**Entries with chart source code:**
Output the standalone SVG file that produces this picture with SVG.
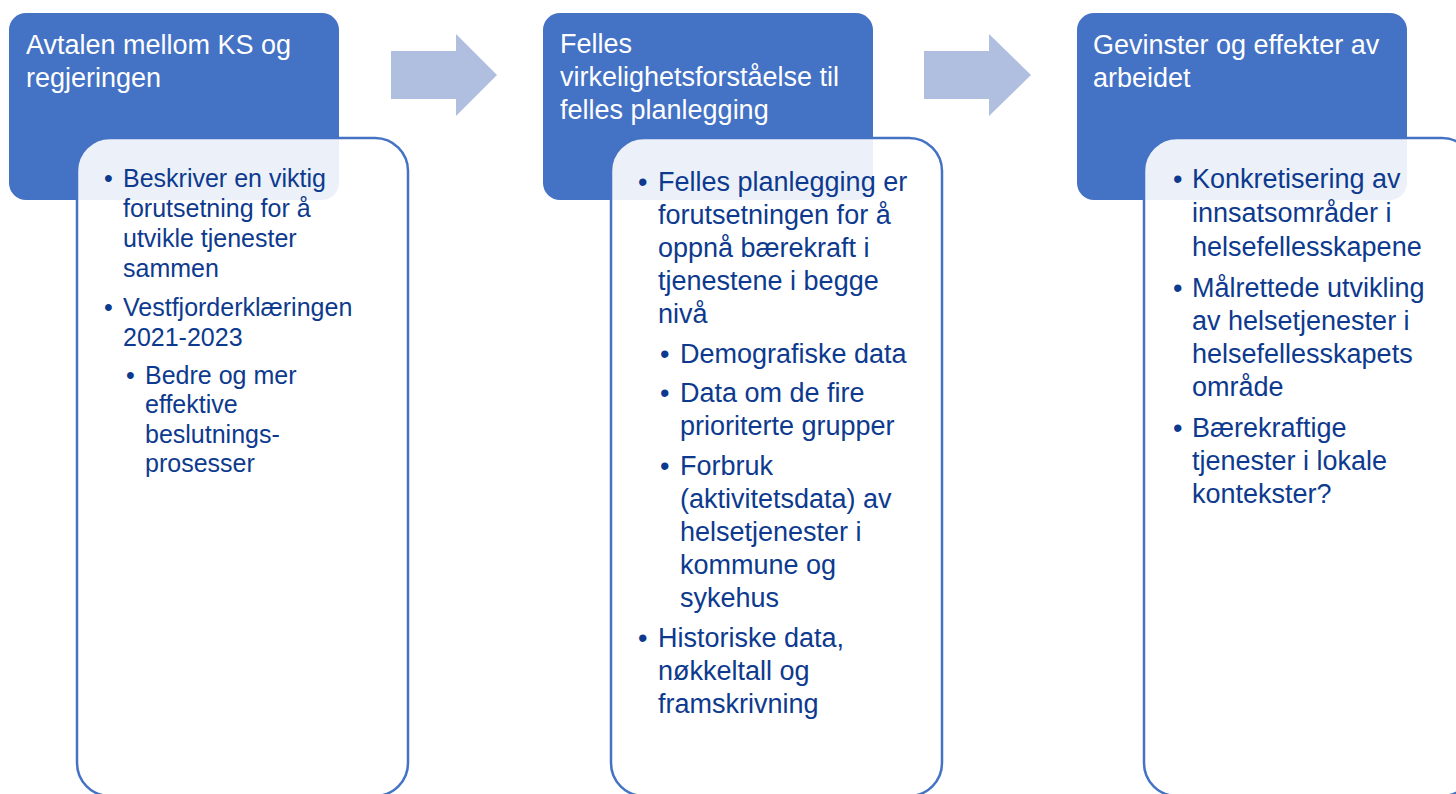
<svg xmlns="http://www.w3.org/2000/svg" width="1456" height="794" viewBox="0 0 1456 794">
<style>
.head{fill:#4472C4;}
.card{fill:#FFFFFF;fill-opacity:0.9;stroke:#4472C4;stroke-width:2.5;}
.arrow{fill:#B0BEE0;}
.title{font-family:"Liberation Sans",Arial,sans-serif;font-size:27px;fill:#FFFFFF;}
.body{font-family:"Liberation Sans",Arial,sans-serif;fill:#0D3A8E;}
.s25{font-size:25px;}
.s27{font-size:27px;}
</style>
<rect width="1456" height="794" fill="#FFFFFF"/>
<g id="connectors">
<polygon class="arrow" points="391,51 456,51 456,34 497,75 456,116 456,99 391,99"/>
<polygon class="arrow" points="924,51 989,51 989,34 1031,75 989,116 989,99 924,99"/>
</g>
<g id="node1">
<rect class="head" x="9" y="13" width="330" height="187" rx="17"/>
<text class="title"><tspan x="26" y="54">Avtalen mellom KS og</tspan><tspan x="26" y="87">regjeringen</tspan></text>
<rect class="card" x="77" y="138" width="331" height="658" rx="33"/>
<text class="body s25">
<tspan x="104" y="187">•</tspan><tspan x="123" y="187">Beskriver en viktig</tspan>
<tspan x="123" y="217">forutsetning for å</tspan>
<tspan x="123" y="247">utvikle tjenester</tspan>
<tspan x="123" y="277">sammen</tspan>
<tspan x="104" y="316">•</tspan><tspan x="123" y="316">Vestfjorderklæringen</tspan>
<tspan x="123" y="346">2021-2023</tspan>
<tspan x="126" y="384">•</tspan><tspan x="145" y="384">Bedre og mer</tspan>
<tspan x="145" y="413">effektive</tspan>
<tspan x="145" y="443">beslutnings-</tspan>
<tspan x="145" y="472">prosesser</tspan>
</text>
</g>
<g id="node2">
<rect class="head" x="543" y="13" width="330" height="187" rx="17"/>
<text class="title"><tspan x="560" y="53">Felles</tspan><tspan x="560" y="86">virkelighetsforståelse til</tspan><tspan x="560" y="119">felles planlegging</tspan></text>
<rect class="card" x="611" y="138" width="331" height="658" rx="33"/>
<text class="body s27">
<tspan x="638" y="191">•</tspan><tspan x="658" y="191">Felles planlegging er</tspan>
<tspan x="658" y="224">forutsetningen for å</tspan>
<tspan x="658" y="257">oppnå bærekraft i</tspan>
<tspan x="658" y="290">tjenestene i begge</tspan>
<tspan x="658" y="323">nivå</tspan>
<tspan x="660" y="363">•</tspan><tspan x="680" y="363">Demografiske data</tspan>
<tspan x="660" y="402">•</tspan><tspan x="680" y="402">Data om de fire</tspan>
<tspan x="680" y="435">prioriterte grupper</tspan>
<tspan x="660" y="475">•</tspan><tspan x="680" y="475">Forbruk</tspan>
<tspan x="680" y="508">(aktivitetsdata) av</tspan>
<tspan x="680" y="541">helsetjenester i</tspan>
<tspan x="680" y="574">kommune og</tspan>
<tspan x="680" y="607">sykehus</tspan>
<tspan x="638" y="647">•</tspan><tspan x="658" y="647">Historiske data,</tspan>
<tspan x="658" y="680">nøkkeltall og</tspan>
<tspan x="658" y="713">framskrivning</tspan>
</text>
</g>
<g id="node3">
<rect class="head" x="1077" y="13" width="330" height="187" rx="17"/>
<text class="title"><tspan x="1093" y="54">Gevinster og effekter av</tspan><tspan x="1093" y="87">arbeidet</tspan></text>
<rect class="card" x="1144" y="138" width="331" height="658" rx="33"/>
<text class="body s27">
<tspan x="1173" y="188">•</tspan><tspan x="1192" y="188">Konkretisering av</tspan>
<tspan x="1192" y="222">innsatsområder i</tspan>
<tspan x="1192" y="256">helsefellesskapene</tspan>
<tspan x="1173" y="297">•</tspan><tspan x="1192" y="297">Målrettede utvikling</tspan>
<tspan x="1192" y="330">av helsetjenester i</tspan>
<tspan x="1192" y="363">helsefellesskapets</tspan>
<tspan x="1192" y="396">område</tspan>
<tspan x="1173" y="437">•</tspan><tspan x="1192" y="437">Bærekraftige</tspan>
<tspan x="1192" y="470">tjenester i lokale</tspan>
<tspan x="1192" y="503">kontekster?</tspan>
</text>
</g>
</svg>
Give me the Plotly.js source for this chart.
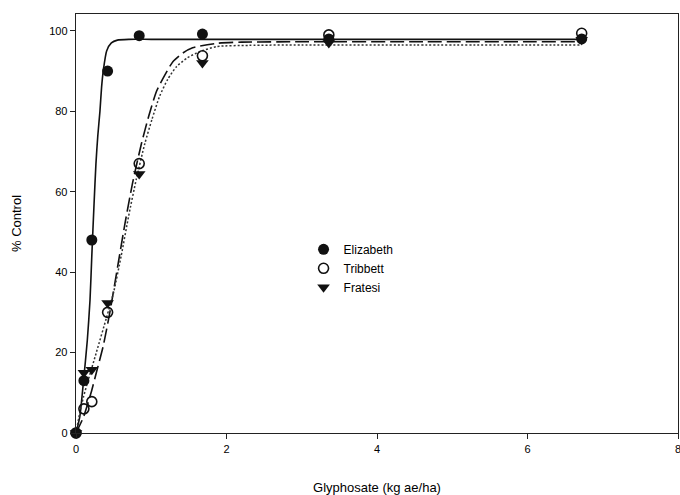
<!DOCTYPE html>
<html>
<head>
<meta charset="utf-8">
<script src="https://cdn.plot.ly/plotly-3.0.1.min.js"></script>
<style>html,body{margin:0;padding:0;background:#fff;}#chart{width:680px;height:495px;}</style>
</head>
<body>
<div id="chart"></div>
<script>
// Observed data
var doses = [0, 0.105, 0.21, 0.42, 0.84, 1.68, 3.36, 6.72];
var elizabeth = [0, 13, 48, 90, 98.8, 99.2, 98, 98];
var tribbett = [0, 6, 7.8, 30, 67, 93.8, 99, 99.4];
var fratesi = [0, 15, 15.7, 32.3, 64.4, 92, 97, 97.8];

// Fitted curves
var elizFitX = [0, 0.05, 0.1, 0.15, 0.186, 0.21, 0.24, 0.265, 0.29, 0.318, 0.34, 0.362, 0.407, 0.47, 0.55, 0.7, 1.0, 2.0, 4.0, 6.72];
var elizFitY = [0, 4, 13, 23, 33, 44, 57, 67, 74, 80, 86, 90, 95, 97, 97.7, 97.9, 97.9, 97.9, 97.9, 97.9];
var tribFitX = [0, 0.1, 0.2, 0.27, 0.36, 0.45, 0.55, 0.65, 0.75, 0.87, 0.97, 1.07, 1.18, 1.29, 1.42, 1.55, 1.87, 2.2, 3.0, 4.5, 6.72];
var tribFitY = [0, 4, 10, 15, 21.5, 30, 41, 52, 62, 72, 79, 85, 89, 92.4, 94.5, 95.8, 96.9, 97.2, 97.3, 97.3, 97.3];
var fratFitX = [0, 0.05, 0.1, 0.16, 0.27, 0.41, 0.5, 0.6, 0.7, 0.8, 0.915, 1.01, 1.11, 1.22, 1.335, 1.48, 1.64, 1.87, 2.3, 3.0, 4.5, 6.72];
var fratFitY = [0, 5, 9, 13, 20, 29, 35, 44, 54, 63, 72, 78, 83.7, 88, 91.1, 93.3, 94.8, 96.1, 96.4, 96.5, 96.5, 96.5];

var seriesNames = ['Elizabeth', 'Tribbett', 'Fratesi'];

var traces = [
  {x: elizFitX, y: elizFitY, mode: 'lines', line: {color: '#111', width: 1.6, shape: 'spline', smoothing: 0.6}, showlegend: false, hoverinfo: 'skip'},
  {x: tribFitX, y: tribFitY, mode: 'lines', line: {color: '#111', width: 1.6, dash: '14px,5px', shape: 'spline', smoothing: 0.6}, showlegend: false, hoverinfo: 'skip'},
  {x: fratFitX, y: fratFitY, mode: 'lines', line: {color: '#333', width: 1.5, dash: '2px,2px', shape: 'spline', smoothing: 0.6}, showlegend: false, hoverinfo: 'skip'},
  {x: doses, y: elizabeth, name: seriesNames[0], mode: 'markers', marker: {symbol: 'circle', size: 11, color: '#111', line: {width: 0}}, cliponaxis: false},
  {x: doses, y: tribbett, name: seriesNames[1], mode: 'markers', marker: {symbol: 'circle-open', size: 10, color: '#111', line: {width: 1.6}}, cliponaxis: false},
  {x: doses, y: fratesi, name: seriesNames[2], mode: 'markers', marker: {symbol: 'triangle-down', size: 11, color: '#111', line: {width: 0}}, cliponaxis: false}
];

var layout = {
  width: 680, height: 495,
  margin: {l: 76, r: 2, t: 14, b: 62},
  paper_bgcolor: '#fff', plot_bgcolor: '#fff',
  font: {family: 'Liberation Sans, Arial, sans-serif', color: '#000', size: 11},
  showlegend: true,
  legend: {x: 0.378, y: 0.473, xanchor: 'left', yanchor: 'top', bgcolor: 'rgba(0,0,0,0)', borderwidth: 0, font: {size: 12, color: '#000'}, tracegroupgap: 0, itemwidth: 30},
  xaxis: {
    range: [0, 8], tickvals: [0, 2, 4, 6, 8], ticktext: ['0', '2', '4', '6', '8'],
    ticklabeloverflow: 'allow',
    showgrid: false, zeroline: false, showline: true, linecolor: '#222', linewidth: 1.3, mirror: true,
    ticks: 'outside', ticklen: 5, tickcolor: '#222', tickwidth: 1,
    title: {text: 'Glyphosate (kg ae/ha)', font: {size: 13, color: '#000'}, standoff: 29}
  },
  yaxis: {
    range: [0, 104.2], tickvals: [0, 20, 40, 60, 80, 100],
    showgrid: false, zeroline: false, showline: true, linecolor: '#222', linewidth: 1.3, mirror: true,
    ticks: 'outside', ticklen: 5, tickcolor: '#222', tickwidth: 1,
    title: {text: '% Control', font: {size: 13, color: '#000'}, standoff: 24}
  }
};

Plotly.newPlot('chart', traces, layout, {displayModeBar: false, staticPlot: true});
</script>
</body>
</html>
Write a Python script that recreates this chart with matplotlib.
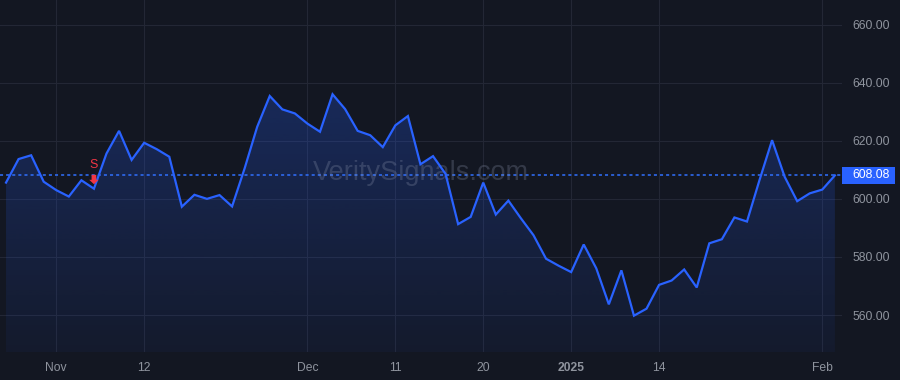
import matplotlib
matplotlib.use("Agg")
import matplotlib.pyplot as plt
import matplotlib.transforms as mtransforms
from matplotlib.patches import Polygon, Rectangle
import numpy as np
import pandas as pd

# Data: daily closes, trading days 28 Oct 2024 - 4 Feb 2025
holidays = ['2024-11-28', '2024-12-25', '2025-01-01', '2025-01-09', '2025-01-20']
dates = [d for d in pd.bdate_range('2024-10-28', '2025-02-04') if d.strftime('%Y-%m-%d') not in holidays]

closes = [605.6, 613.7, 615.0, 605.9, 603.0, 600.8, 606.4, 603.5, 615.6, 623.4,
          613.4, 619.3, 617.1, 614.5, 597.3, 601.4, 600.0, 601.3, 597.4, 610.5,
          624.8, 635.4, 630.8, 629.4, 625.9, 623.1, 636.0, 630.9, 623.4, 621.9,
          617.8, 625.3, 628.5, 611.9, 614.7, 608.6, 591.3, 593.8, 605.6, 594.6,
          599.4, 593.3, 587.5, 579.4, 577.0, 574.8, 584.3, 576.1, 563.7, 575.4,
          559.8, 562.2, 570.4, 571.9, 575.7, 569.5, 584.7, 586.1, 593.6, 592.2,
          606.5, 620.2, 607.6, 599.2, 601.9, 603.2, 608.08]

tick_dates = ['2024-11-01', '2024-11-12', '2024-12-02', '2024-12-11',
              '2024-12-20', '2025-01-02', '2025-01-14', '2025-02-03']
tick_labels = ['Nov', '12', 'Dec', '11', '20', '2025', '14', 'Feb']
price_ticks = [560, 580, 600, 620, 640, 660]

signal_date = '2024-11-06'
signal_label = 'S'
last_price = closes[-1]

# Styling
bg = '#131722'
grid_c = '#232735'
line_c = '#2962ff'
text_c = '#8f949e'
red = '#f23645'
plt.rcParams['font.family'] = ['Liberation Sans', 'DejaVu Sans']

date_str = [d.strftime('%Y-%m-%d') for d in dates]
x = np.arange(len(closes))
y = np.array(closes)
tick_pos = [date_str.index(d) for d in tick_dates]
sig_i = date_str.index(signal_date)

fig = plt.figure(figsize=(9, 3.8), dpi=100, facecolor=bg)
ax = fig.add_axes([0, 0.0737, 0.9356, 0.926])
ax.set_facecolor(bg)

ylo, yhi = 547.3, 668.4
xlo, xhi = -0.48, 66.57

# gradient fill under the line
grad = np.zeros((256, 1, 4))
r, g, b = matplotlib.colors.to_rgb(line_c)
grad[:, 0, 0], grad[:, 0, 1], grad[:, 0, 2] = r, g, b
grad[:, 0, 3] = np.linspace(0.05, 0.25, 256)
im = ax.imshow(grad, extent=[xlo, xhi, ylo, y.max()], origin='lower',
               aspect='auto', zorder=1, interpolation='bilinear')
verts = [(x[0], ylo)] + list(zip(x, y)) + [(x[-1], ylo)]
poly = Polygon(verts, closed=True, facecolor='none', edgecolor='none')
ax.add_patch(poly)
im.set_clip_path(poly)

ax.plot(x, y, color=line_c, lw=1.6, zorder=3, solid_joinstyle='miter')

# last price dotted line
ax.axhline(last_price, color='#3070ff', lw=1.1, ls=(0, (2, 2)), zorder=2)

ax.set_xlim(xlo, xhi)
ax.set_ylim(ylo, yhi)

ax.set_xticks(tick_pos)
ax.set_xticklabels(tick_labels)
for lbl in ax.get_xticklabels():
    if lbl.get_text() == '2025':
        lbl.set_fontweight('bold')
ax.yaxis.tick_right()
ax.set_yticks(price_ticks)
ax.set_yticklabels([f'{v:.2f}' for v in price_ticks])
ax.tick_params(axis='x', length=0, pad=7, labelsize=8.7, colors=text_c)
ax.tick_params(axis='y', length=0, pad=7.2, labelsize=8.7, colors=text_c)
ax.grid(True, color=grid_c, lw=0.8)
ax.set_axisbelow(True)
for s in ax.spines.values():
    s.set_visible(False)

# price tag on the right scale
blend = mtransforms.blended_transform_factory(ax.transAxes, ax.transData)
ax.add_patch(Rectangle((1.0, last_price - 2.92), 0.063, 5.85, transform=blend,
                       facecolor=line_c, edgecolor='none', clip_on=False, zorder=5))
ax.text(0, 0, f'{last_price:.2f}', color='white', fontsize=8.7, va='center', ha='left',
        zorder=6, clip_on=False,
        transform=fig.dpi_scale_trans + mtransforms.ScaledTranslation(1.0, last_price, blend)
        + mtransforms.ScaledTranslation(7.2 / 72, 0, fig.dpi_scale_trans))

# watermark
ax.text(0.5, 608.8, 'VeritySignals.com', transform=blend, ha='center', va='center',
        fontsize=19.5, color='#8a93ab', alpha=0.28, zorder=2)

# sell signal: arrow shape in points above the bar
arrow_pts = np.array([(-1.7, 10.0), (1.7, 10.0), (1.7, 6.4), (3.4, 6.4), (0, 3.2),
                      (-3.4, 6.4), (-1.7, 6.4)]) / 72.0
at_point = fig.dpi_scale_trans + mtransforms.ScaledTranslation(sig_i, closes[sig_i], ax.transData)
ax.add_patch(Polygon(arrow_pts, closed=True, transform=at_point, facecolor=red,
                     edgecolor='none', zorder=6, clip_on=False))
ax.annotate(signal_label, xy=(sig_i, closes[sig_i]), xytext=(0, 17.2), textcoords='offset points',
            ha='center', va='center', color=red, fontsize=9, zorder=6)

fig.savefig('out.png', dpi=100, facecolor=bg)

**AIM OF THE EXERCISE:**
Repeat exactly, and only, the lines from the one containing "Write a Python" through the one containing "import pandas as pd", both included, without the pictures.

**FINISHED ANSWER:**
Write a Python script that recreates this chart with matplotlib.
import matplotlib
matplotlib.use("Agg")
import matplotlib.pyplot as plt
import matplotlib.transforms as mtransforms
from matplotlib.patches import Polygon, Rectangle
import numpy as np
import pandas as pd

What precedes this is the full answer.